Short exercise: Below is a listing to transcribe in full and exactly; keep the pictures out.
## start
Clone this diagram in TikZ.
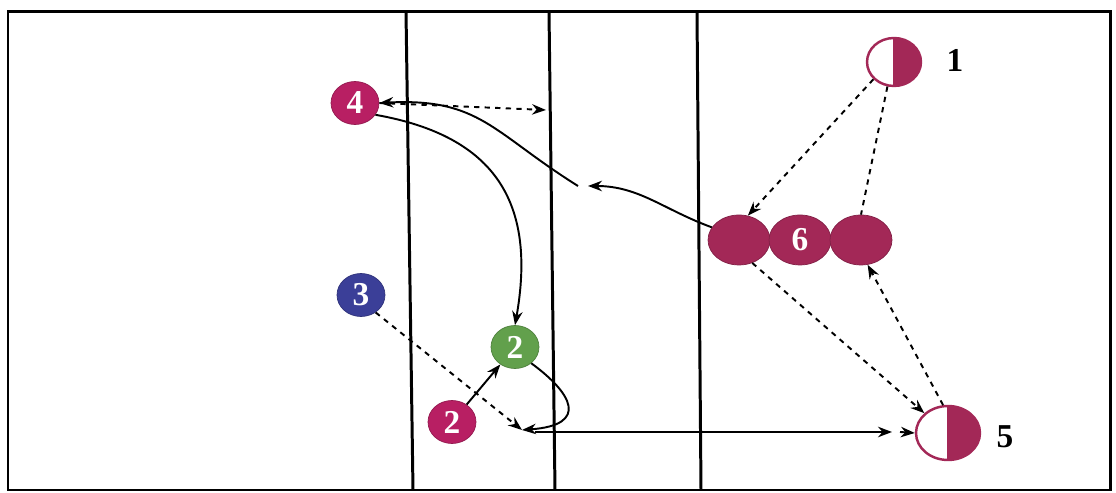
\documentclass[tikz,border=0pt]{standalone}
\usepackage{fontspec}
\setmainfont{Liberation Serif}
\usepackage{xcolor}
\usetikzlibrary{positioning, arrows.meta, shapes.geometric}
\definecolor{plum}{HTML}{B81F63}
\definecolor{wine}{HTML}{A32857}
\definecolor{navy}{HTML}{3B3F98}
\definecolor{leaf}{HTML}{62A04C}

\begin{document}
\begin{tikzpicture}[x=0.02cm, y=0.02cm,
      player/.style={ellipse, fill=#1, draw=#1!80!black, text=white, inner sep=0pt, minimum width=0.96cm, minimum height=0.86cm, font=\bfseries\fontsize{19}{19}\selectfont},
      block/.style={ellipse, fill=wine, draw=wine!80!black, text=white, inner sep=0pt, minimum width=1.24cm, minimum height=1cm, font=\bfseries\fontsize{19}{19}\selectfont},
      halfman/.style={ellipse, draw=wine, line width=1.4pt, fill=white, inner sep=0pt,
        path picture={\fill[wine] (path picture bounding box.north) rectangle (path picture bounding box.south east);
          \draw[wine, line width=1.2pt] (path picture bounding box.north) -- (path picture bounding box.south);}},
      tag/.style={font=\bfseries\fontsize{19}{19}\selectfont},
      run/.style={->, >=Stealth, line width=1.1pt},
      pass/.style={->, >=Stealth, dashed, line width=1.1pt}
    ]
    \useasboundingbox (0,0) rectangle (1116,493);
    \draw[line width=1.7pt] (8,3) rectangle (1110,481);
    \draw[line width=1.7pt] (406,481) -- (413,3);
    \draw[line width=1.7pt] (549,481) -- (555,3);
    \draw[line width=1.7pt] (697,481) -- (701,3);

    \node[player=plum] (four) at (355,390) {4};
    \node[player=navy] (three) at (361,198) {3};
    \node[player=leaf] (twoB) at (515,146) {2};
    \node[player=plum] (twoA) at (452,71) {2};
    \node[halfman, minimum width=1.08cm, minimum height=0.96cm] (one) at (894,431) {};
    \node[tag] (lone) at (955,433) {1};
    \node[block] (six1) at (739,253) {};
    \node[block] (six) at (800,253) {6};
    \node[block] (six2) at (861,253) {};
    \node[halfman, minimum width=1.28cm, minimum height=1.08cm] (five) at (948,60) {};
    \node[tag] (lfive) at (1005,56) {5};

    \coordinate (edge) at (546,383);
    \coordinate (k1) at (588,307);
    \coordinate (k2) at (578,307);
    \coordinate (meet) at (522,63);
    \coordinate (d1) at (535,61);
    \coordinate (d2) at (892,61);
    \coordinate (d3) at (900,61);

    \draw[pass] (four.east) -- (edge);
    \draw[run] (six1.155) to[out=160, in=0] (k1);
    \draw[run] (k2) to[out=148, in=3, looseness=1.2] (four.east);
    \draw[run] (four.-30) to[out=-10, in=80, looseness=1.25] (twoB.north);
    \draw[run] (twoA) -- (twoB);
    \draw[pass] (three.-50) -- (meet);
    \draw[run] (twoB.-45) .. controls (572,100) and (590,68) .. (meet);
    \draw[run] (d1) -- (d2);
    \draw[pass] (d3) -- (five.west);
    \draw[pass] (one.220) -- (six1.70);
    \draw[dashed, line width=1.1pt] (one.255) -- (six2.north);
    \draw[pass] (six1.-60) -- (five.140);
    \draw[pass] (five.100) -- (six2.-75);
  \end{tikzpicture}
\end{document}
## end
Result:
Clone this diagram in TikZ.
\documentclass[tikz,border=0pt]{standalone}
\usepackage{fontspec}
\setmainfont{Liberation Serif}
\usepackage{xcolor}
\usetikzlibrary{positioning, arrows.meta, shapes.geometric}
\definecolor{plum}{HTML}{B81F63}
\definecolor{wine}{HTML}{A32857}
\definecolor{navy}{HTML}{3B3F98}
\definecolor{leaf}{HTML}{62A04C}

\begin{document}
\begin{tikzpicture}[x=0.02cm, y=0.02cm,
      player/.style={ellipse, fill=#1, draw=#1!80!black, text=white, inner sep=0pt, minimum width=0.96cm, minimum height=0.86cm, font=\bfseries\fontsize{19}{19}\selectfont},
      block/.style={ellipse, fill=wine, draw=wine!80!black, text=white, inner sep=0pt, minimum width=1.24cm, minimum height=1cm, font=\bfseries\fontsize{19}{19}\selectfont},
      halfman/.style={ellipse, draw=wine, line width=1.4pt, fill=white, inner sep=0pt,
        path picture={\fill[wine] (path picture bounding box.north) rectangle (path picture bounding box.south east);
          \draw[wine, line width=1.2pt] (path picture bounding box.north) -- (path picture bounding box.south);}},
      tag/.style={font=\bfseries\fontsize{19}{19}\selectfont},
      run/.style={->, >=Stealth, line width=1.1pt},
      pass/.style={->, >=Stealth, dashed, line width=1.1pt}
    ]
    \useasboundingbox (0,0) rectangle (1116,493);
    \draw[line width=1.7pt] (8,3) rectangle (1110,481);
    \draw[line width=1.7pt] (406,481) -- (413,3);
    \draw[line width=1.7pt] (549,481) -- (555,3);
    \draw[line width=1.7pt] (697,481) -- (701,3);

    \node[player=plum] (four) at (355,390) {4};
    \node[player=navy] (three) at (361,198) {3};
    \node[player=leaf] (twoB) at (515,146) {2};
    \node[player=plum] (twoA) at (452,71) {2};
    \node[halfman, minimum width=1.08cm, minimum height=0.96cm] (one) at (894,431) {};
    \node[tag] (lone) at (955,433) {1};
    \node[block] (six1) at (739,253) {};
    \node[block] (six) at (800,253) {6};
    \node[block] (six2) at (861,253) {};
    \node[halfman, minimum width=1.28cm, minimum height=1.08cm] (five) at (948,60) {};
    \node[tag] (lfive) at (1005,56) {5};

    \coordinate (edge) at (546,383);
    \coordinate (k1) at (588,307);
    \coordinate (k2) at (578,307);
    \coordinate (meet) at (522,63);
    \coordinate (d1) at (535,61);
    \coordinate (d2) at (892,61);
    \coordinate (d3) at (900,61);

    \draw[pass] (four.east) -- (edge);
    \draw[run] (six1.155) to[out=160, in=0] (k1);
    \draw[run] (k2) to[out=148, in=3, looseness=1.2] (four.east);
    \draw[run] (four.-30) to[out=-10, in=80, looseness=1.25] (twoB.north);
    \draw[run] (twoA) -- (twoB);
    \draw[pass] (three.-50) -- (meet);
    \draw[run] (twoB.-45) .. controls (572,100) and (590,68) .. (meet);
    \draw[run] (d1) -- (d2);
    \draw[pass] (d3) -- (five.west);
    \draw[pass] (one.220) -- (six1.70);
    \draw[dashed, line width=1.1pt] (one.255) -- (six2.north);
    \draw[pass] (six1.-60) -- (five.140);
    \draw[pass] (five.100) -- (six2.-75);
  \end{tikzpicture}
\end{document}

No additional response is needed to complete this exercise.